Tuesday, September 5, 2023

Not for Everyone

It is well established that your occasional correspondent is strongly convinced that ‘Bigador’ is the best, most beautiful place the world has to offer. Consider its frequent sublime quietude, its natural bounty of flora and fauna, its night time vistas of the Milky Way and naked-eye view of the rather more distant Andromeda galaxy, whose light has traveled 2.3 million years by the time it reaches the rods and cones of human eyes. Just for starters.

Most of the friends who visit from the west coast and see Bigador for the first time typically rhapsodize at the cabin’s view of the Great Bras d’Or and Kelly’s Mountain and demand to know, “Why would you ever leave this?’ My standard answer comprises a single word, winter.

For me part of its ineffable charm is that Bigador affords a small facsimile of a pioneer experience; it lacks almost all the amenities that make life bearable for most of my fellow North Americans. Yes, we have a good kitchen stovetop and propane-powered fridge but the facilities include no running water, no flush toilet, no reliable Internet connection, no electricity apart from the meagre allotment supplied by a single solar panel and pair of batteries.

There is no mall across the road, no recreation centre, no swimming pool. We do have a fine swimmin’ hole down at the shore, but one has to scramble down a steep bank to get there and swimmers must sometimes share the water with a jellyfish or two, or the crabs that have made the bottom their home long before we ever showed up. Apart from a refreshing dip, the shore provides other attractions. Numerous Carboniferous fossils for an observer who needn’t work hard to see them. Kingfishers, the occasional sandpiper, gannet, and all the gulls and cormorants one could ever want to see.

To get groceries we must rely on the truck to take us to the Sobey’s in North Sydney, but there are opportunities in the woods and fields for foragers such as ourselves—chanterelle and bolete mushrooms, rhubarb, blueberries, blackberries, all in their season. There was once a thriving apple orchard on the old place. Their feral descendants abound, some are good eating as-is, others provide the base ingredients for apple sauce, apple jelly, apple whatever-you-like.

Most folks who come to see us during the summer seem to like what is on offer—or not—over the course of a several-day visit. A good number are repeat visitors. They have come after time, charmed by the same features that have lured me for half a century. But of course a stay of a few days is not the same as one of three months.

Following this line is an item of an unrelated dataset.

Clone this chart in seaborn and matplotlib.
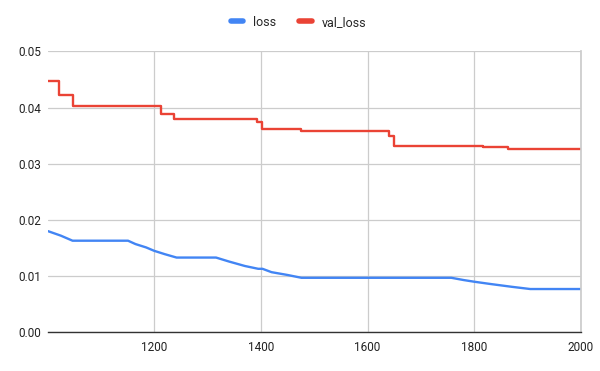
import matplotlib
matplotlib.use('Agg')
import matplotlib.pyplot as plt
import seaborn as sns
import pandas as pd

# training loss
loss_epoch = [1001, 1010, 1025, 1047, 1100, 1151, 1165, 1185, 1200, 1220, 1242,
              1290, 1316, 1340, 1370, 1395, 1403, 1420, 1450, 1476, 1600, 1757,
              1780, 1800, 1830, 1870, 1905, 2000]
loss_vals = [0.0180, 0.0177, 0.0172, 0.0163, 0.0163, 0.0163, 0.0157, 0.0151, 0.0145,
             0.0139, 0.0133, 0.0133, 0.0133, 0.0126, 0.0118, 0.0113, 0.0113, 0.0107,
             0.0102, 0.0097, 0.0097, 0.0097, 0.0093, 0.0090, 0.0086, 0.0081, 0.0077, 0.0077]

# validation loss (step-like)
val_epoch = [1001, 1022, 1047, 1212, 1238, 1392, 1402, 1476, 1641, 1649, 1817, 1864, 2000]
val_vals = [0.0447, 0.0423, 0.0403, 0.0388, 0.0380, 0.0374, 0.0361, 0.0358,
            0.0349, 0.0332, 0.0330, 0.0327, 0.0327]

x_ticks = [1200, 1400, 1600, 1800, 2000]
y_ticks = [0.00, 0.01, 0.02, 0.03, 0.04, 0.05]

BLUE = '#4285F4'
RED = '#EA4335'

sns.set_theme(style='white')
plt.rcParams['font.family'] = ['Roboto', 'DejaVu Sans']

loss_df = pd.DataFrame({'epoch': loss_epoch, 'value': loss_vals})
val_df = pd.DataFrame({'epoch': val_epoch, 'value': val_vals})

fig = plt.figure(figsize=(6, 3.71), dpi=100)
ax = fig.add_axes([0.08, 0.1043, 0.8883, 0.7574])

sns.lineplot(data=loss_df, x='epoch', y='value', ax=ax, color=BLUE,
             linewidth=1.7, label='loss')
sns.lineplot(data=val_df, x='epoch', y='value', ax=ax, color=RED,
             linewidth=1.7, label='val_loss', drawstyle='steps-post')

ax.set_xlim(1001, 2000)
ax.set_ylim(0, 0.05)
ax.set_xticks(x_ticks)
ax.set_yticks(y_ticks)
ax.set_yticklabels([f'{v:.2f}' for v in y_ticks])
ax.set_xlabel('')
ax.set_ylabel('')
ax.tick_params(axis='both', length=0, labelsize=8.5, colors='#222222')
ax.tick_params(axis='x', pad=6)
ax.tick_params(axis='y', pad=5)
ax.grid(True, color='#cccccc', linewidth=0.9)
ax.set_axisbelow(True)
for s in ['left', 'top']:
    ax.spines[s].set_visible(False)
ax.spines['right'].set_color('#cccccc')
ax.spines['bottom'].set_color('#333333')
ax.spines['bottom'].set_linewidth(1)

leg = ax.legend(loc='lower center', bbox_to_anchor=(0.47, 1.04), ncol=2,
                frameon=False, fontsize=9, handlelength=1.0, handletextpad=0.8,
                columnspacing=1.8)
for h in leg.get_lines():
    h.set_linewidth(4)

fig.savefig('out.png', dpi=100)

Recent events remind me that some folks are entirely unimpressed by my shangri-la—not for a week, or a day, or even an hour. No, I have to concede on inquiry, the cabin has not a single bedroom with a closable door affording privacy to someone ardent to have it. Instead, there is an array of ‘Murphy’ beds that can provide a restful, restorative night as long as one is not overly troubled by the occasional snore or the passage of a fellow guest headed for either of the two important out-buildings, one of which features the same composting toilet as graces the summer place of our highly regarded former governor-general, Adrienne Clarkson. If it is good enough for Adrienne shouldn’t it be fine for all the rest of us too?

Several years ago I built a workshop that has afforded me many hours of woodworking delight. In recent years the workshop has taken on a second duty. It is now serves also as the ‘Tom Sawyer Bunkhouse’. In its bunkhouse role the building’s centrepiece is a queen-sized inflatable mattress no one has ever grumbled about. And yes, it has a closing door that provides all the privacy a person could want, as long as one discounts the squirrels that run about on roof or deck, and walls festooned not with restful photos but a wide array of tools—clamps, saws, jars filled with screws and nails, et al.

Yes, there are spiders outside—and sometimes in—as well as snakes, toads, sow bugs, and other creatures not everyone embraces. Visitors who live their lives in cities are sometimes horrified to discover that they have to share the place with mosquitoes, black flies, no-see-um, deer flies, horse flies, and other biting delights that are, as Bob Nagel liked to observe, simply doing what they’re supposed to.

I admit to some regret that a few—just a few—of my fellow travelers see none of the charms that have seduced me all these years, but I still insist that Bigador is the best, most beautiful place I have ever experienced. Don’t bother trying to change my mind.